The Kripo had the authority to carry out searches at any time, day or night. They routinely beat and tortured their victims to get people to talk. In the ghetto, "The Red House" was tantamount to a torture chamber. Upon entering, a person was typically left dead or disabled. More often than not, the family would receive information about the sudden death of an arrestee. In 1943, the Kripo was structurally connected to the Gestapo and started to prosecute political offences as well. This police station operated in the ghetto until the end of the war.

After the war, the building was returned to the Assumption Church.

The Gestapo is cracking down hard on the Jews in the ghetto. Today all "newsers", i.e. those who listened to the radio and spread political news in the ghetto, were arrested. Already about 40 people are doing time. Allegedly the Gestapo and the Kripo (Kriminalpolizei) have employed a lot of new Jewish snoopers recently. One must really beware of them.
Dawid Sierakowiak, Saturday, June 21, 1941.

The Kripo's duty was to confiscate everything. But before they did it, they had to find out if something is hidden somewhere, and where it is hidden. There was only one practically foolproof method here. The suspect having hidden something valuable was arrested, and then beaten and tortured long enough to plead guilty, i. e. to say what and where it is hidden.

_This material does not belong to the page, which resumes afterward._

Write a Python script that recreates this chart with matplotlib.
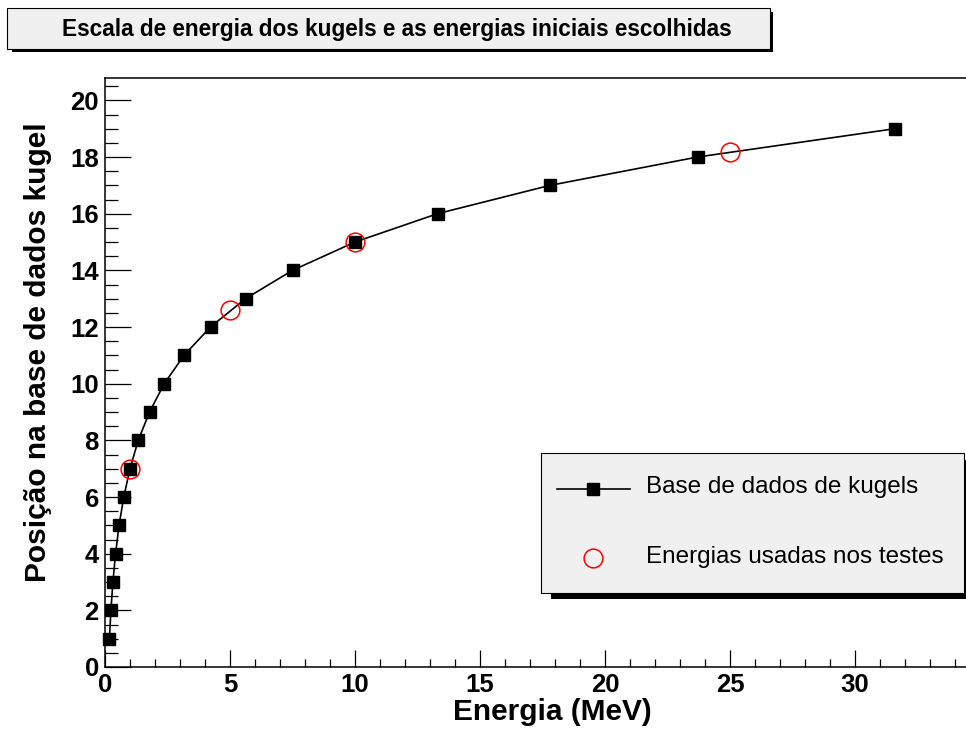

For when he had nothing left, if he had not hidden anything, if he had not given a golden wedding ring, a fur coat or a piece of woollen cloth to someone for safekeeping - there was no way for the suspect to get out of the Kripo station alive.
Arnold Mostowicz, The Yellow Star and the Red Cross, p. 23.

On the same day, without any delay, in the courtyard of the camp a car arrived. Stepping out of the car was Schwind and Neuman, the Kripo commander, wearing an SS uniform. After Schwind's" introduction," Neuman gave a short speech. He accused us of not working properly and of robbing the ghetto's property, which belongs to the German authorities. Then Brauder stepped out and called out the names of two people, and claimed to have found the "stolen" goods in their possession. Subsequently, Danciger mentioned by name four Jews who sabotaged the work. Neuman ordered all the "negligent" six to step out and handed them over to the Kripo agents. Our wretched companions were executed in the late evening hours.
Jakub Poznanski, Diary from the Lodz Ghetto, January 12, 1945, p. 261.